The Watkin’s Tower.
It’s 150 feet taller than the Eiffel Tower, and it offers so much more. Sure, the Eiffel Tower has restaurants, but the Watkin’s Tower has restaurants, theaters, dancing halls, two observation decks, and a 90-room hotel. For the science nerds, you’ll find an astronomical observatory at the top.
There’s only one drawback to the Watkin’s Tower. It was never finished.
Here’s the deal. Sir Edward Watkin was a big dog in Britain’s railways. A really big dog. In an effort to get more people riding trains, he decided to open a fancy-schmancy park a few miles northwest of London. And what better what to attract people to a park than with a ginormous tower that makes the Eiffel Tower look like a five-year-old’s Lego project?
- Setback #1. The public’s interest in this tower did not match Sir Edward’s ambition. He could not raise the funds needed, so he had to scale back—way back.

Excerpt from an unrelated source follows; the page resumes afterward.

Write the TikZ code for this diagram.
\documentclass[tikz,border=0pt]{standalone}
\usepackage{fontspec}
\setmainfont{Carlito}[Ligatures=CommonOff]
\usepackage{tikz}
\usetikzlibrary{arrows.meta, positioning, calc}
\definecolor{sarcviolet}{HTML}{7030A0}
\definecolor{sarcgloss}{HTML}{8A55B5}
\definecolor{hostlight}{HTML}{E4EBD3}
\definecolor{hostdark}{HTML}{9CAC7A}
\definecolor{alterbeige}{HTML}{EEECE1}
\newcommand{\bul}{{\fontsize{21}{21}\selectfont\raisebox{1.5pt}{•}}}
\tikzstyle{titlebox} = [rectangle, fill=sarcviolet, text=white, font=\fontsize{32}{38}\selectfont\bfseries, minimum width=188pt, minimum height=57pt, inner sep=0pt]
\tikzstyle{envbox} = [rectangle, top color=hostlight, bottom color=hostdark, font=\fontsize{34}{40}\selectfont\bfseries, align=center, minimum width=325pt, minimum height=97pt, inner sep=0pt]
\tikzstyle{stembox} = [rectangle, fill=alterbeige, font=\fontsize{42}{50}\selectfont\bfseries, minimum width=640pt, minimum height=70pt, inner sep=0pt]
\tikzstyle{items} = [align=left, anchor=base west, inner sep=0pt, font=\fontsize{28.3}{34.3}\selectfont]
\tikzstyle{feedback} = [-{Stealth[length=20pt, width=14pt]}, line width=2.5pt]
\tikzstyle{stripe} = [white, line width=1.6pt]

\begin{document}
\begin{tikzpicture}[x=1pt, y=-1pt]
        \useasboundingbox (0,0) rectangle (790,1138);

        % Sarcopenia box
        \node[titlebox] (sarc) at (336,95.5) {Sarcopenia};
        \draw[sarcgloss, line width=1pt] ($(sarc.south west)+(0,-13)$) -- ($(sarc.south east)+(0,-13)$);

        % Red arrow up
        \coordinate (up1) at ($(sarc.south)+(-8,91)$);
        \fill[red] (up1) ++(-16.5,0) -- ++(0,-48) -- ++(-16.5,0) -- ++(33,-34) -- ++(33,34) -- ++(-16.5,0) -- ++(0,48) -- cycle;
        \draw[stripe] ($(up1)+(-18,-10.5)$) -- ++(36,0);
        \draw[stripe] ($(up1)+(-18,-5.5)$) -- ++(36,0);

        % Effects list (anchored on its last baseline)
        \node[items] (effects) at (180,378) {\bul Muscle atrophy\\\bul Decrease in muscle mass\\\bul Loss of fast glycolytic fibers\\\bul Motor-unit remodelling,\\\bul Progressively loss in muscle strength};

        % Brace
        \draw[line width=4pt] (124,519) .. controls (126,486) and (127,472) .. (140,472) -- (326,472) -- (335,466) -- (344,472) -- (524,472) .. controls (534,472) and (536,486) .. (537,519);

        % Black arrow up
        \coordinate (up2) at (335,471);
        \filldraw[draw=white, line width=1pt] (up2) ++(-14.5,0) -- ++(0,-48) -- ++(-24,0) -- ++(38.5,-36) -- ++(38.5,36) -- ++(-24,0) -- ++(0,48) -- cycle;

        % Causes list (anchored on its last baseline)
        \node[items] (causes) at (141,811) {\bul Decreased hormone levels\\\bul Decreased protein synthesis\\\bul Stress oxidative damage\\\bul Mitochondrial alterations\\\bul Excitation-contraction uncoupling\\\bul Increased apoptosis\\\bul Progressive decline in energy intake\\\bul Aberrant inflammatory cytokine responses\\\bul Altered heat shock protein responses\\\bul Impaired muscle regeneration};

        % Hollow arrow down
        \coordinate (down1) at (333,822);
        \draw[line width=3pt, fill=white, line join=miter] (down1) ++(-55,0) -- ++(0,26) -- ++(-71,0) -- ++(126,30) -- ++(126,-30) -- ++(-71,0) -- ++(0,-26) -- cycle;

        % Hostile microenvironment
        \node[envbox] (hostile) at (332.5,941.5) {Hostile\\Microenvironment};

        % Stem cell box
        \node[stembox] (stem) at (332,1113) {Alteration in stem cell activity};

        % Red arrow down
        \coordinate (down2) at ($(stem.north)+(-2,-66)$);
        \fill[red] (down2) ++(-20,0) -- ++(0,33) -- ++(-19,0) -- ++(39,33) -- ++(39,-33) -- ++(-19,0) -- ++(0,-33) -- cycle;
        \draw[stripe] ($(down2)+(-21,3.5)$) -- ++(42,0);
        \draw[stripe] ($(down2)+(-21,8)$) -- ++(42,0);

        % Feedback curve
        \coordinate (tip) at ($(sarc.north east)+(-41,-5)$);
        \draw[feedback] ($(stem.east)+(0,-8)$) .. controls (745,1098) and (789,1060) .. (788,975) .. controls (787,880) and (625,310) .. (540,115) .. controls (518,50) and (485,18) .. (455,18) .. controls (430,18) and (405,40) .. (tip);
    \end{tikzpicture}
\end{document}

Setback #2. Work began in 1892 and quickly fell behind schedule. Three years later, the tower was only 154 feet tall, but they found the ground would not support the modified tower.
Work stopped seven years into the project. In 1907, the whole site was torn down because it was unsafe. (For you soccer/footballs fans, Wembley Stadium was later built on the site.)

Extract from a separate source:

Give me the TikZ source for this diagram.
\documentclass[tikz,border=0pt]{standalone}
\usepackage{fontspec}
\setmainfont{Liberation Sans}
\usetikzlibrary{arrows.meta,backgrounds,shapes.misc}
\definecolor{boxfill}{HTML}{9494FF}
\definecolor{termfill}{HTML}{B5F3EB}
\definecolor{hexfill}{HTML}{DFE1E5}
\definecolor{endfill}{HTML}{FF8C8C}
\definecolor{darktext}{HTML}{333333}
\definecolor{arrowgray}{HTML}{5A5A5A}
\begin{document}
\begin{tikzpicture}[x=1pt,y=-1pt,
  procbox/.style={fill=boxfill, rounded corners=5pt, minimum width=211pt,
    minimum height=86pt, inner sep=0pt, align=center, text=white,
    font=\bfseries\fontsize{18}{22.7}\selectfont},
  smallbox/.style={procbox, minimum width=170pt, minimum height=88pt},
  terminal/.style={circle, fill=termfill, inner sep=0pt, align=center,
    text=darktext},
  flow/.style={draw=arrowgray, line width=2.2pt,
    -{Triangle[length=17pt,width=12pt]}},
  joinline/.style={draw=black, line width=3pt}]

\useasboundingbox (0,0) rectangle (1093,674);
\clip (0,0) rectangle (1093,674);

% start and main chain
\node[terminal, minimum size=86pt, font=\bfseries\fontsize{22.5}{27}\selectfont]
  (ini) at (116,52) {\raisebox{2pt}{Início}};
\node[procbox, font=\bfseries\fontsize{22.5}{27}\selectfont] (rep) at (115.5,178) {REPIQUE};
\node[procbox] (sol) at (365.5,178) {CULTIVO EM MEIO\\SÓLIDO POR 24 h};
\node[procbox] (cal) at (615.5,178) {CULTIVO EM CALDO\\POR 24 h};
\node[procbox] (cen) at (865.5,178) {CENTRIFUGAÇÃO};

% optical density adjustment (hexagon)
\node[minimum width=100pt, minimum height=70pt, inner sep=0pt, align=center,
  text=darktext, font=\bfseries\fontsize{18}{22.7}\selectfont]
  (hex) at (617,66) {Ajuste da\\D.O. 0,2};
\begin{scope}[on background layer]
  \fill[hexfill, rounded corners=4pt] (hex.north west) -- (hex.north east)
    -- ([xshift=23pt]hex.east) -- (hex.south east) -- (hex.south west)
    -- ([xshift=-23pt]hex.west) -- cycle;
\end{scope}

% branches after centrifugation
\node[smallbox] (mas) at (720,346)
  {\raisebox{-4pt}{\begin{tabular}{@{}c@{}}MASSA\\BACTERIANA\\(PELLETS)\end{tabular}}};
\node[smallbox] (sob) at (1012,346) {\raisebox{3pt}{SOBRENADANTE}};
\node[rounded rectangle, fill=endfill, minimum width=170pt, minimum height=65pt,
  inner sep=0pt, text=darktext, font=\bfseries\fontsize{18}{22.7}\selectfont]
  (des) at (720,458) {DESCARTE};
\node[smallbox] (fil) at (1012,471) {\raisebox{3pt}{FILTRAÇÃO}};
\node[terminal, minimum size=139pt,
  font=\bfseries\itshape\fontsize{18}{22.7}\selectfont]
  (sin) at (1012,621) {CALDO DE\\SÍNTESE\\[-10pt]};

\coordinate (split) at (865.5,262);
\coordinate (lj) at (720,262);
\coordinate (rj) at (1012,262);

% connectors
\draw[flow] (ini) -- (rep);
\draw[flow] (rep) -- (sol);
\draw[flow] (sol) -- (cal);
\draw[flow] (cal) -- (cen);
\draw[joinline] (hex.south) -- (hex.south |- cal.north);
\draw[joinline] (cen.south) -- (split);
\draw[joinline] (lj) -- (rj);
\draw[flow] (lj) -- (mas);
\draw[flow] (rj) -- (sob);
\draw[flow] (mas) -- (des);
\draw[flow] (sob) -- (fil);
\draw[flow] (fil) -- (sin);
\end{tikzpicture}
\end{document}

Sir Edward is a living example of Jesus’ illustration:
“Suppose one of you wants to build a tower. Won’t you first sit down and estimate the cost to see if you have enough money to complete it? For if you lay the foundation and are not able to finish it, everyone who sees it will ridicule you, saying, ‘This person began to build and wasn’t able to finish'” (Luke 14:28-30).
Jesus was relating this to the cost of discipleship—and I’m going to relate it to the cost of some of your New Year’s resolutions. Some common New Year’s resolutions for believers:
- I’m going to read the Bible through.
- I’m going to read the Bible every day.
- I’m going to be more patient, loving, gracious, or _____________.
We’re two months into this year. How are you doing with any resolution or goals you set? Most people give up after a few weeks—some after a few days—simply because they did not count the cost.
Sticking with spiritual goals that will draw you deeper into a relationship with Christ is hard—but it’s worth it. Yes, count the cost, but then pay that price, because keeping goals like prayer, Scripture reading, Scripture memorization, and ministry involvement will make a world of difference in your life.
So … if you’ve slacked off—or given up altogether—just begin again. Now. Don’t wait. You’re not building a tower; you’re building a life. And unlike Watkin’s Tower, you’re building on a solid foundation.
“For no one can lay any foundation other than the one already laid, which is Jesus Christ” (1 Cor. 3:11).